It's been revealed a former West Wimmera Health Service CEO misused his position by awarding a $1 million contract to a consultancy firm while in a personal relationship with one its directors.
The IBAC investigation found weaknesses in the agency's systems was exploited for financial benefit and the benefit of close associates.
Among other findings, the IBAC report found the organisation had a culture which discouraged employees from speaking up.
The investigation also revealed issues with the oversight of the health service by the Department of Health and Human Services and the health service's board, who failed to correctly oversee the former chief executive's behaviour.
The former chief executive also inappropriately authorised the payment of invoices to a company owned by a relative years after the work was undertaken.

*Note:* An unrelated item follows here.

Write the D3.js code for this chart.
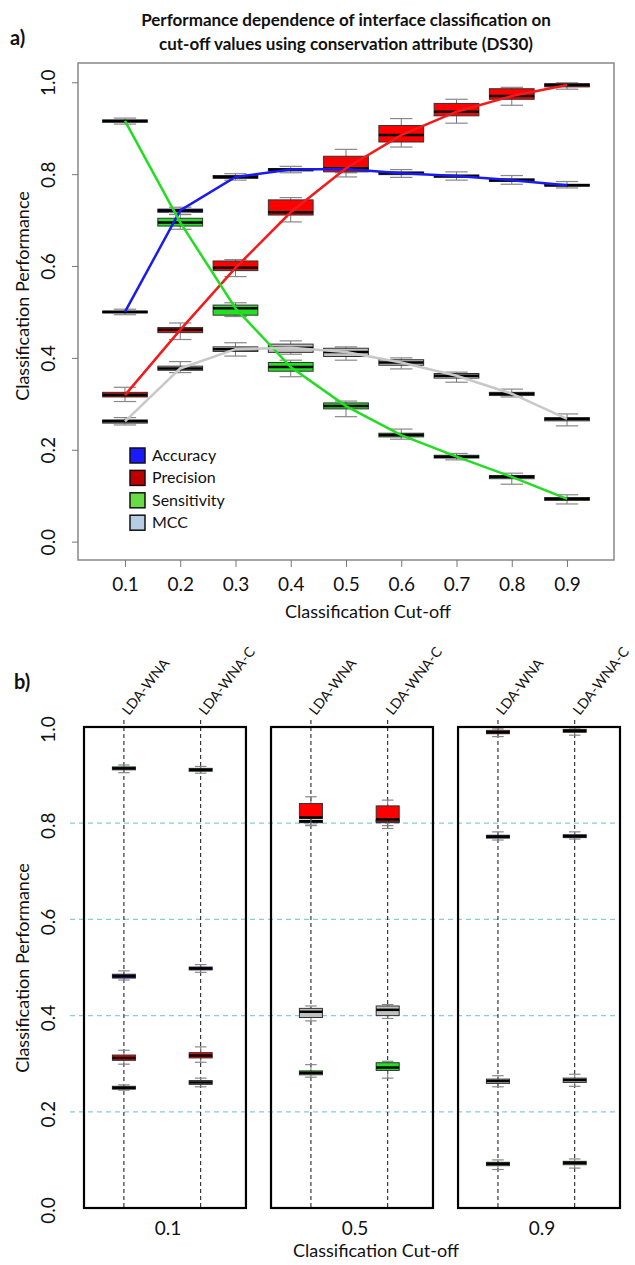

The report also outlines how the former CEO inappropriately expended the health service's funds on travel and hospitality, and regularly failed to comply with policies and procedures.

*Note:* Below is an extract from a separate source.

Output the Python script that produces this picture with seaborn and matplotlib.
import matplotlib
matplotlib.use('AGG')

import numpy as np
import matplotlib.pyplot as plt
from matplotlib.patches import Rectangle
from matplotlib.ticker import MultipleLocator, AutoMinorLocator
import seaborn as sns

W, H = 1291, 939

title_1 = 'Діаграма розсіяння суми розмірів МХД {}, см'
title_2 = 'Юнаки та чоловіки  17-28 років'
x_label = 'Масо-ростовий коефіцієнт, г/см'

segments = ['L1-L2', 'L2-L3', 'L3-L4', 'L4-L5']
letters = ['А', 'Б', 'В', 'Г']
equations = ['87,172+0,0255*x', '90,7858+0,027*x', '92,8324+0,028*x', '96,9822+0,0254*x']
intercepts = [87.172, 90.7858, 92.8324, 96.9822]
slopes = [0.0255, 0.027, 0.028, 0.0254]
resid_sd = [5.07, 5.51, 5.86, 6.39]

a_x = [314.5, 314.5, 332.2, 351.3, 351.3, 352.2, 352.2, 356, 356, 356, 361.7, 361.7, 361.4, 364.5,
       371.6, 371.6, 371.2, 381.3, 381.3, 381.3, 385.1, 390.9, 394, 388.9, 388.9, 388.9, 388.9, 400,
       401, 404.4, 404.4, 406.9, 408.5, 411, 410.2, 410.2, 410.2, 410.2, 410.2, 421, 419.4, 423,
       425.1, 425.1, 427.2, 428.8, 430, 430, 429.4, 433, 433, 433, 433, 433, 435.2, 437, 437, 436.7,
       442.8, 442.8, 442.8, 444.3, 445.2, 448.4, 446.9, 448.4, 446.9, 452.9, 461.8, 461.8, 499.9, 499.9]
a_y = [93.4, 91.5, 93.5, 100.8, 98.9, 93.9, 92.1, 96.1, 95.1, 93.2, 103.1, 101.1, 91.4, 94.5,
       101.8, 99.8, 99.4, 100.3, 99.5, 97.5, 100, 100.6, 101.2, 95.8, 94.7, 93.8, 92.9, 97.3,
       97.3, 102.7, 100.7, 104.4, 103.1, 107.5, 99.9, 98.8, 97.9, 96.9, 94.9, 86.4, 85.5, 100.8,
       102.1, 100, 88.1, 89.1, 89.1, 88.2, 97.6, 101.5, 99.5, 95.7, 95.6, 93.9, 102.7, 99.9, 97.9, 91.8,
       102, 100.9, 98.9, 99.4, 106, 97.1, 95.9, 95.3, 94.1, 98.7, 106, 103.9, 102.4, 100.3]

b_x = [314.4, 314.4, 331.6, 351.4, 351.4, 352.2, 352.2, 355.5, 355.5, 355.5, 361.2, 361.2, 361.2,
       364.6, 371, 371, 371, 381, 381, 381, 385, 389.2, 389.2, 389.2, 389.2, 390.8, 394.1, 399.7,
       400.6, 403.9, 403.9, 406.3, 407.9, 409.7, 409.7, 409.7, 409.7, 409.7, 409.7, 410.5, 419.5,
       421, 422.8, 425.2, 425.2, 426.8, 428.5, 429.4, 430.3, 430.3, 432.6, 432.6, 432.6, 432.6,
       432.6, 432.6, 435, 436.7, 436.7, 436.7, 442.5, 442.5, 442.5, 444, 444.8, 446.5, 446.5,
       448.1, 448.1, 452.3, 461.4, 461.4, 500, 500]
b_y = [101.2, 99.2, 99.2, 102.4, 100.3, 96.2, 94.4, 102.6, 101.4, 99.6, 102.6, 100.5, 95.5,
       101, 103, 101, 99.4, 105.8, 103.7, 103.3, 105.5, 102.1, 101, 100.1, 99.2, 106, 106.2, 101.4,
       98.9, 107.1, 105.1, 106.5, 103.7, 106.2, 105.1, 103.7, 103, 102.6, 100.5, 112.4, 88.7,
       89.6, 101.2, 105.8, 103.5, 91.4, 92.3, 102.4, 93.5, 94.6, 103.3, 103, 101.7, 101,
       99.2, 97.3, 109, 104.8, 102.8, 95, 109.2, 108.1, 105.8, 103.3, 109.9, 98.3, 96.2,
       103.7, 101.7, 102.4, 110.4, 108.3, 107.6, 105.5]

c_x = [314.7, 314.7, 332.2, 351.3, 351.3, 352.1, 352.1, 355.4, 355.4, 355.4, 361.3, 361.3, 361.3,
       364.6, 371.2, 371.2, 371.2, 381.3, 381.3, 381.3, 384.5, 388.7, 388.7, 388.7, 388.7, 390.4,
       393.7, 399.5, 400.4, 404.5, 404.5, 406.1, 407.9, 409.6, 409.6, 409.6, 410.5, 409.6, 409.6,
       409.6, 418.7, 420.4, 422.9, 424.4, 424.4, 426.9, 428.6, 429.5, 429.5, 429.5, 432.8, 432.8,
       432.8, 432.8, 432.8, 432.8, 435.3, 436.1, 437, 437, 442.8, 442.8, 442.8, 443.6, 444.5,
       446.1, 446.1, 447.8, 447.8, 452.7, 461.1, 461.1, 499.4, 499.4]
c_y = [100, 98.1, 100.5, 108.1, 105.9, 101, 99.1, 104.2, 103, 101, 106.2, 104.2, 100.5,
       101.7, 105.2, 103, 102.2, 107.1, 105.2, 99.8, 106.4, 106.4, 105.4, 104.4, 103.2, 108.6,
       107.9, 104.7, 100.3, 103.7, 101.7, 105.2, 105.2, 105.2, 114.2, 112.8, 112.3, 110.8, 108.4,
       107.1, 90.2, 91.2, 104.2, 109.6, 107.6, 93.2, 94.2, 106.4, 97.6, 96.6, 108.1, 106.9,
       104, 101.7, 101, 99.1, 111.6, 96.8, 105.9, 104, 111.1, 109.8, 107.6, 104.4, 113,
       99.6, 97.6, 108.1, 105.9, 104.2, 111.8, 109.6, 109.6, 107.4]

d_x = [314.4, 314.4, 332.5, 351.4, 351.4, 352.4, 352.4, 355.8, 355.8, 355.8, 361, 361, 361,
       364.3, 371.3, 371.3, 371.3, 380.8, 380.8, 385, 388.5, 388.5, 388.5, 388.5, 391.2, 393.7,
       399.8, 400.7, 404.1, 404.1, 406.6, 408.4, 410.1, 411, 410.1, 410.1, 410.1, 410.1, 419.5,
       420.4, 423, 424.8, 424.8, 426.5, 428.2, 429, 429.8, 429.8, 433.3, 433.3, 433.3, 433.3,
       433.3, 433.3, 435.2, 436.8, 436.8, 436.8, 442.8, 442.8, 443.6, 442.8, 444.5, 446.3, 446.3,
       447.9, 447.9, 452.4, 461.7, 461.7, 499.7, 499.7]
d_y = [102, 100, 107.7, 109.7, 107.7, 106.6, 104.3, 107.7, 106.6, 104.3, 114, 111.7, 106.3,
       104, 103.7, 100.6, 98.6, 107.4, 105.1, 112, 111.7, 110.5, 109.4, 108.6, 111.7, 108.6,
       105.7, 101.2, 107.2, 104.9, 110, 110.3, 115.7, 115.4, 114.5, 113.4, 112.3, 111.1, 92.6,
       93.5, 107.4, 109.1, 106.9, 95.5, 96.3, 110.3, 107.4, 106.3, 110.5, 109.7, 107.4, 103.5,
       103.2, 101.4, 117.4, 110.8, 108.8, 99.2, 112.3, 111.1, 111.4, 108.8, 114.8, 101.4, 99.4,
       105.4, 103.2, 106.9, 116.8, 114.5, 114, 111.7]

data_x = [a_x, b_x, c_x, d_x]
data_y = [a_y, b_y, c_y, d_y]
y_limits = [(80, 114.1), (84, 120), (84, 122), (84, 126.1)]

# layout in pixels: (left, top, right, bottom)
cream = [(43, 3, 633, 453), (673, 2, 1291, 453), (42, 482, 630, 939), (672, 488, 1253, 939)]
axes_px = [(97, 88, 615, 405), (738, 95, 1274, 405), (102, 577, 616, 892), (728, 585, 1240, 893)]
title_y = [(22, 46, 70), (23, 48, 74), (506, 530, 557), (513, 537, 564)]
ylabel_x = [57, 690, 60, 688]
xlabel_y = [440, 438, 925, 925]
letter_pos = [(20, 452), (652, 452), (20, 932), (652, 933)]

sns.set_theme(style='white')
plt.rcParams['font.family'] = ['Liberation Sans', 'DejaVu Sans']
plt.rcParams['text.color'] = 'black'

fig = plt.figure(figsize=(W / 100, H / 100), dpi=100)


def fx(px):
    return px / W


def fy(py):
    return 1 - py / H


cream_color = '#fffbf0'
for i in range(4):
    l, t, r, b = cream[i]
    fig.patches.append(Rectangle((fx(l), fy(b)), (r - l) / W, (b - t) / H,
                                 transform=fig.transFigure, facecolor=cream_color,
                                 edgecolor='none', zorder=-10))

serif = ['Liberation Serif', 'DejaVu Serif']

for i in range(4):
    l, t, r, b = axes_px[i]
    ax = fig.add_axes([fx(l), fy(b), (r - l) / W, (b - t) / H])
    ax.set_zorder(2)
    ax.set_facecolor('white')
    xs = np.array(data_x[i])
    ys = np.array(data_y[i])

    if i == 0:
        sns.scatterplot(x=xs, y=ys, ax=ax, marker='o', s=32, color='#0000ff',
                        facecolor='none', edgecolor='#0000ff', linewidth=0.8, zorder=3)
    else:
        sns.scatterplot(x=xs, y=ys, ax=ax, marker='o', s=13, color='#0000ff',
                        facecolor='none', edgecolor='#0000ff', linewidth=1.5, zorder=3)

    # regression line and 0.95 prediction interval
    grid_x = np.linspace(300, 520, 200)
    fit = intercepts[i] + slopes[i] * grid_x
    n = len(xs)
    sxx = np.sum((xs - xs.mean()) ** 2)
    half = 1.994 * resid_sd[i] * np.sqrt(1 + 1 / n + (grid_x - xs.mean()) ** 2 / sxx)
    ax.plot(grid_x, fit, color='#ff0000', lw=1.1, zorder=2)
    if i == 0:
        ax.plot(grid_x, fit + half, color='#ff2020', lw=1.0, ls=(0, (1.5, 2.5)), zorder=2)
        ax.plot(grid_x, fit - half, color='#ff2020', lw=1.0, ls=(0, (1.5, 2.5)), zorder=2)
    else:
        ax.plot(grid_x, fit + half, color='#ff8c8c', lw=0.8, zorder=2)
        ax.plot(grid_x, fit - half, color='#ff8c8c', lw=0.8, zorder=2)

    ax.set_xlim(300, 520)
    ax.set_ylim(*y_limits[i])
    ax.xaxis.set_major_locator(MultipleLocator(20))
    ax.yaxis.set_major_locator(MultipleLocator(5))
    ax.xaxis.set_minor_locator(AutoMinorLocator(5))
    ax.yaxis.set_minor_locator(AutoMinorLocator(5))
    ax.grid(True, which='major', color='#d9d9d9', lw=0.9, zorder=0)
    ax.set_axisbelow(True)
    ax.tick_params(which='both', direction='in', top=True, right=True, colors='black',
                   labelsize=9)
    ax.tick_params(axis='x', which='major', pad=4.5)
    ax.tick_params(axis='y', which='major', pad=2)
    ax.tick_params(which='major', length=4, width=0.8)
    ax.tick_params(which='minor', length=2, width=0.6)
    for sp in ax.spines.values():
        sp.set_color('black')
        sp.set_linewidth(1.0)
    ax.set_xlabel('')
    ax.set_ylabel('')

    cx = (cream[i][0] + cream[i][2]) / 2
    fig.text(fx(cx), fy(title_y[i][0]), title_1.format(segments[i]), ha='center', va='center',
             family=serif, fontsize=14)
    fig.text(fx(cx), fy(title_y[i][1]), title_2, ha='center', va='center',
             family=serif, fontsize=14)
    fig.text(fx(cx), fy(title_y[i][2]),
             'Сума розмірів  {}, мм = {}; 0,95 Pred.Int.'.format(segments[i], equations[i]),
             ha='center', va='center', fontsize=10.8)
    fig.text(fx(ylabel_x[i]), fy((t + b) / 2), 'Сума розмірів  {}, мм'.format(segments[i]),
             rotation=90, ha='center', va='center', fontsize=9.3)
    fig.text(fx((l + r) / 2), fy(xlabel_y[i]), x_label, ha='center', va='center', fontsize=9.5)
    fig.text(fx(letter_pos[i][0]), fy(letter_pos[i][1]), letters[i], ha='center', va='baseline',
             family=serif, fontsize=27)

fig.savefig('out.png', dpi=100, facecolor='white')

IBAC Commissioner Robert Redlich said the misuse of funds damaged trust in public institution.
"Public sector employees are expected to maintain strict separation between work-related and personal financial matters and must only use public financial resources for work-related purposes," he said.
"The failure of the former CEO to do this resulted in significant costs to the health service."
West Wimmera Health Service board chair Anne Rogers said the board, along with the executive and management, had overseen extensive changes at WWHS over the past four years, since the former CEO's departure in 2017.
"While these IBAC findings do not relate to the care provided at the Health Service, they are deeply troubling, and clearly demonstrate that WWHS needed a reset," Ms Rogers said.
"We have new leadership, new employment practices, rigorous governance protocols, new organisational values and a revitalised organisational culture."